Copy exactly the lines of the records below, starting at the line that contains "Write self-contained HTML" and continuing through the last line, both included; omit any pictures.

++++++++++++++++++++

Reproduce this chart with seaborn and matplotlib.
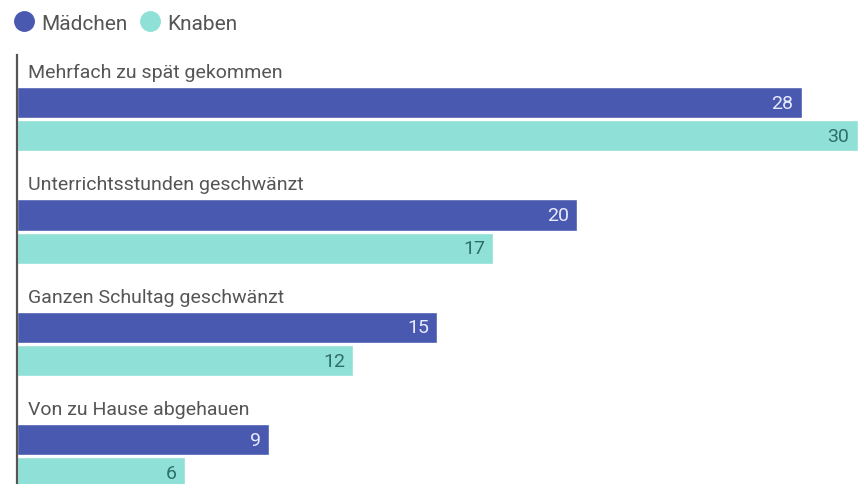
import matplotlib
matplotlib.use("Agg")
import matplotlib.pyplot as plt
from matplotlib import font_manager
from matplotlib.lines import Line2D
import seaborn as sns
import pandas as pd

categories = ["Mehrfach zu spät gekommen", "Unterrichtsstunden geschwänzt",
              "Ganzen Schultag geschwänzt", "Von zu Hause abgehauen"]
maedchen = [28, 20, 15, 9]
knaben = [30, 17, 12, 6]
series = ["Mädchen", "Knaben"]
colors = {"Mädchen": "#4a59b0", "Knaben": "#8fe1d7"}
label_colors = {"Mädchen": "#e6ebff", "Knaben": "#2e6e69"}

names = {f.name for f in font_manager.fontManager.ttflist}
fam = "Liberation Sans Narrow" if "Liberation Sans Narrow" in names else "Roboto"

sns.set_theme(style="white")
plt.rcParams["font.family"] = [fam, "DejaVu Sans"]

df = pd.DataFrame({
    "cat": categories * 2,
    "val": maedchen + knaben,
    "sex": [series[0]] * len(categories) + [series[1]] * len(categories),
})

fig = plt.figure(figsize=(8.59, 4.85), dpi=100)
ax = fig.add_axes([17 / 859, 0, (859 - 17) / 859, (485 - 56) / 485])
sns.barplot(data=df, y="cat", x="val", hue="sex", palette=colors, orient="h",
            width=0.59, gap=0.06, ax=ax, legend=False, saturation=1)

ax.set_xlim(0, 30.05)
ax.set_ylim(3.245, -0.57)
ax.set_xlabel("")
ax.set_ylabel("")
ax.set_xticks([])
ax.set_yticks([])
for s in ["top", "right", "bottom"]:
    ax.spines[s].set_visible(False)
ax.spines["left"].set_color("#555555")
ax.spines["left"].set_linewidth(1.6)

for i, cat in enumerate(categories):
    ax.annotate(cat, xy=(0, i - 0.42), xytext=(8, 0), textcoords="offset points",
                va="center", ha="left", fontsize=14, color="#555555")

for cont, name in zip(ax.containers, series):
    texts = ax.bar_label(cont, padding=-6, fontsize=14, color=label_colors[name])
    for t in texts:
        t.set_ha("right")

handles = [Line2D([], [], marker="o", linestyle="", markersize=14,
                  markerfacecolor=colors[n], markeredgecolor=colors[n]) for n in series]
fig.legend(handles, series, loc="center left", bbox_to_anchor=(0.004, 1 - 24 / 485),
           ncol=2, frameon=False, fontsize=15, handletextpad=0.2, columnspacing=0.5,
           labelcolor="#555555", borderaxespad=0, handlelength=1.2)

fig.savefig("out.png", dpi=100)
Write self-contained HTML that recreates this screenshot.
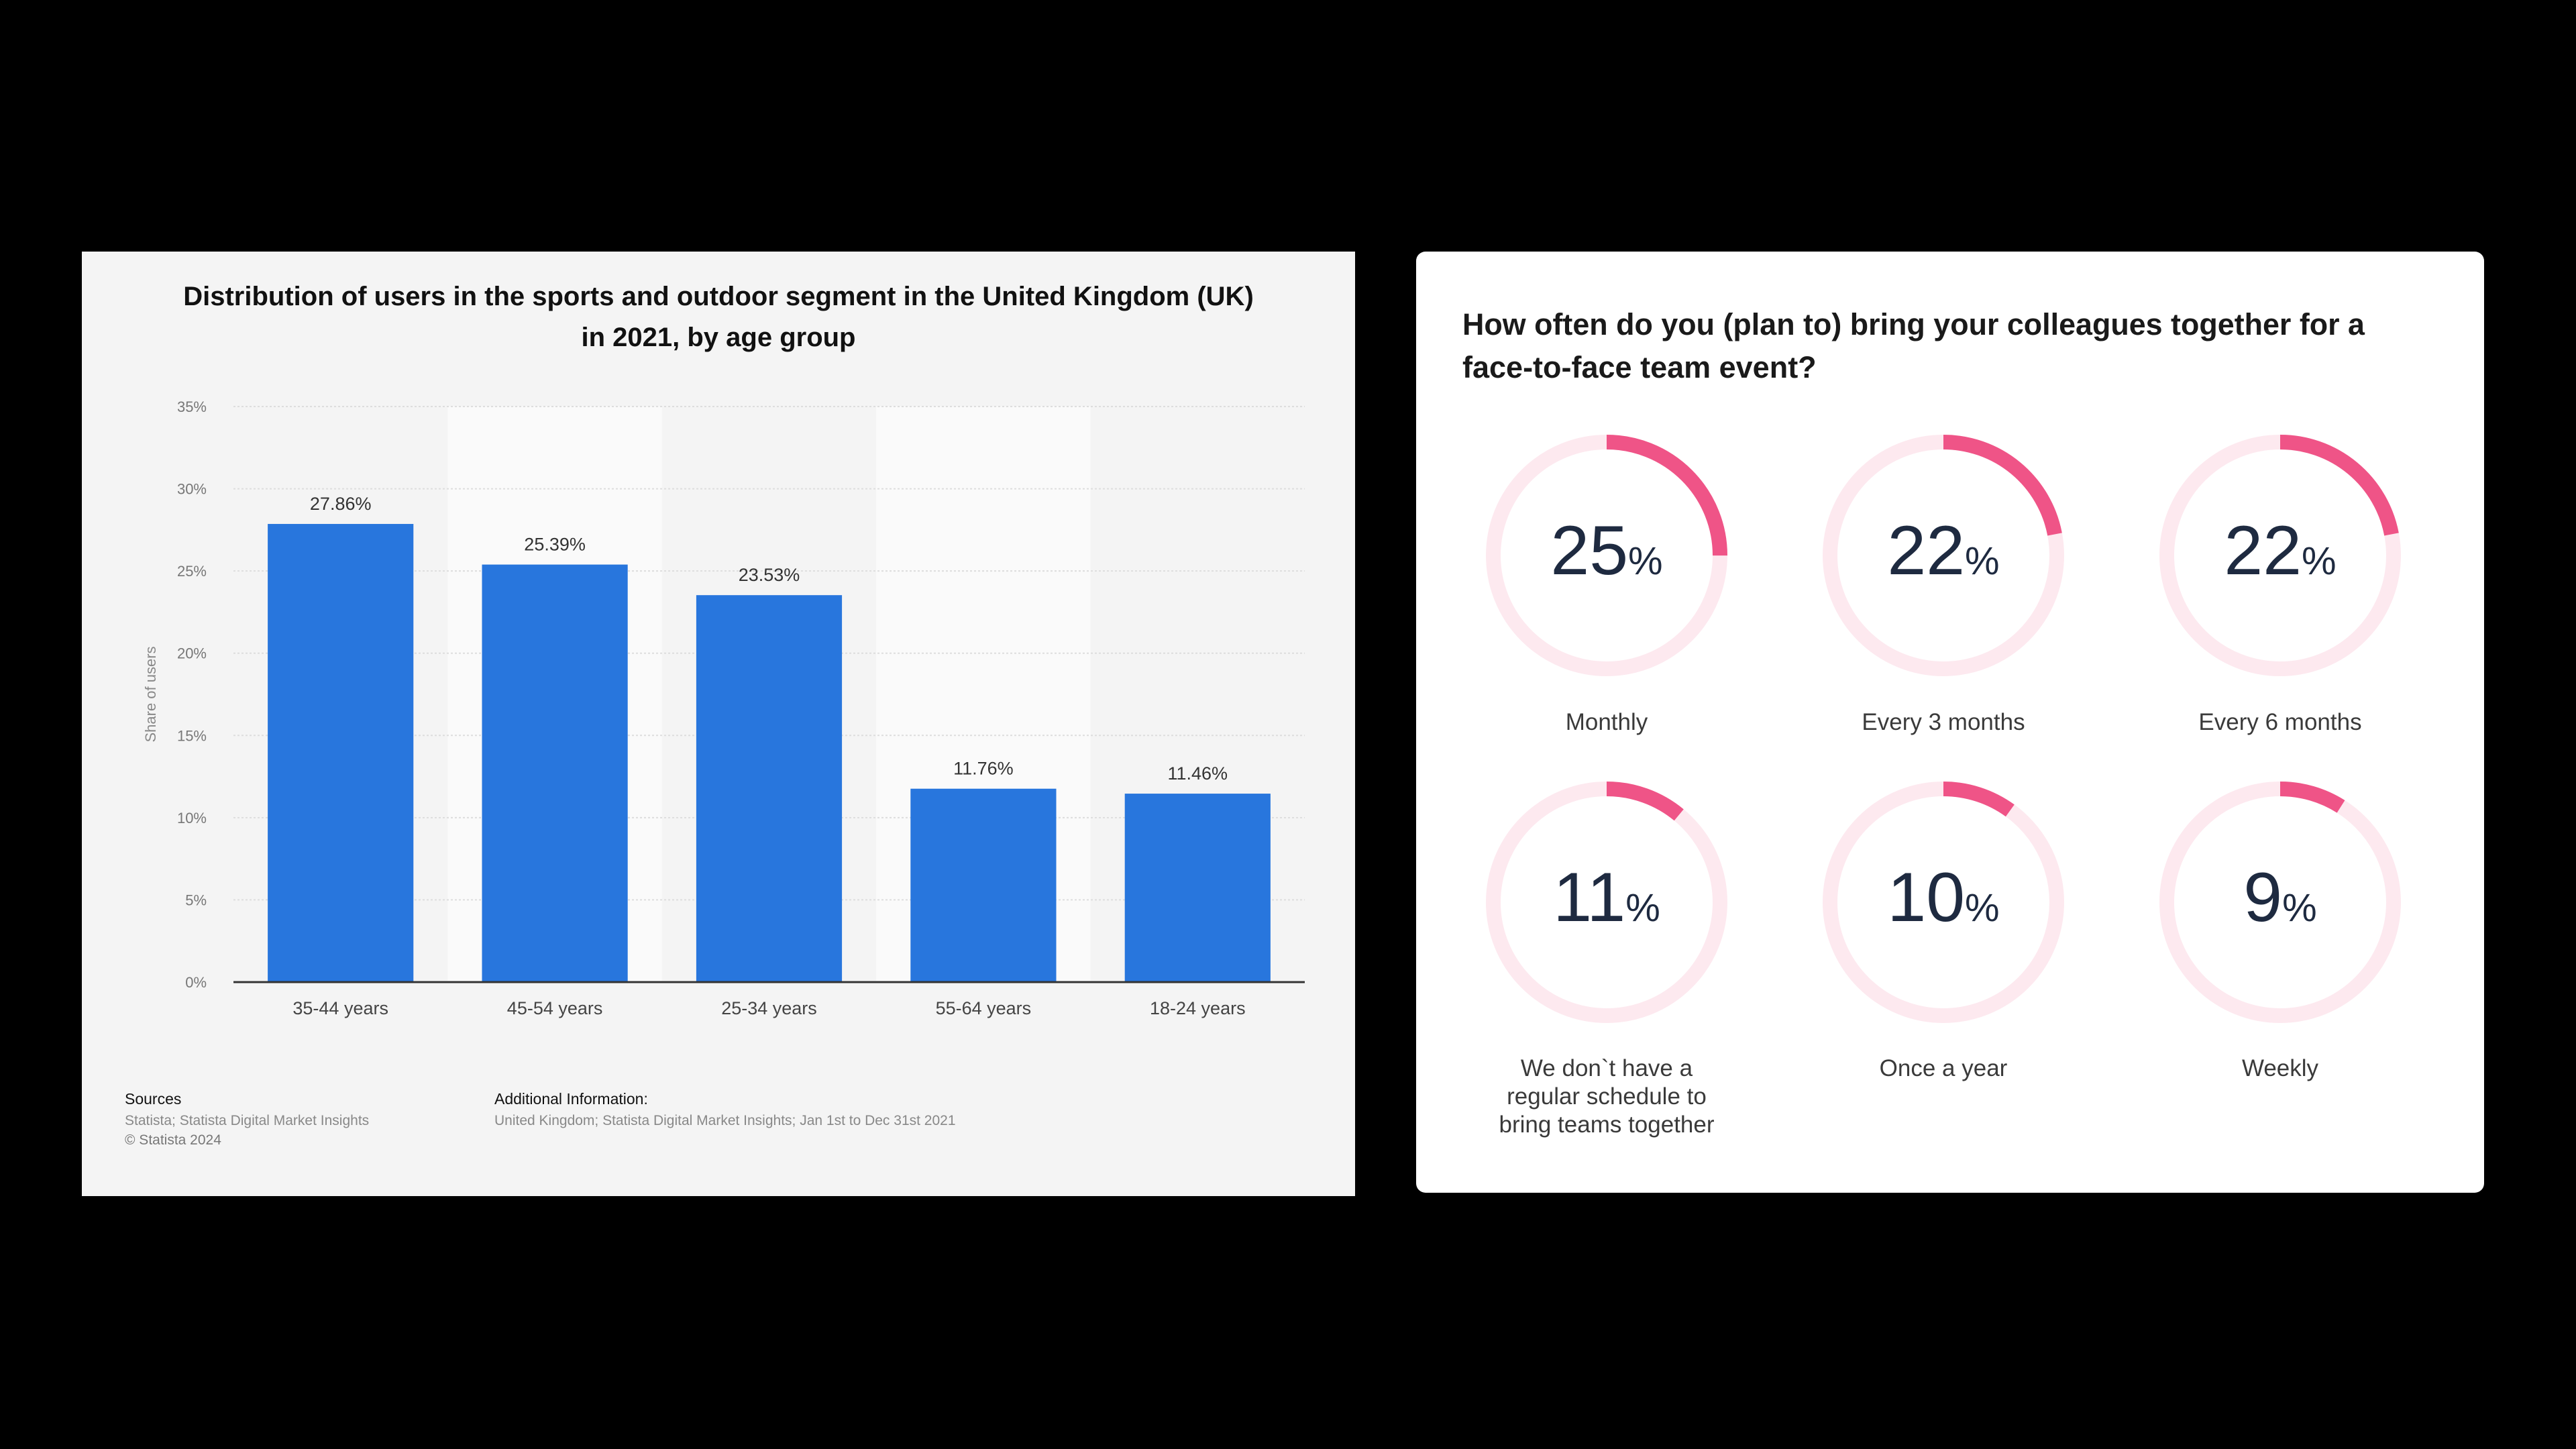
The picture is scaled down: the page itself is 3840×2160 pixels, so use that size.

++++++++++++++++++++

(TASK OUTPUT):
Write self-contained HTML that recreates this screenshot.
The picture is scaled down: the page itself is 3840×2160 pixels, so use that size.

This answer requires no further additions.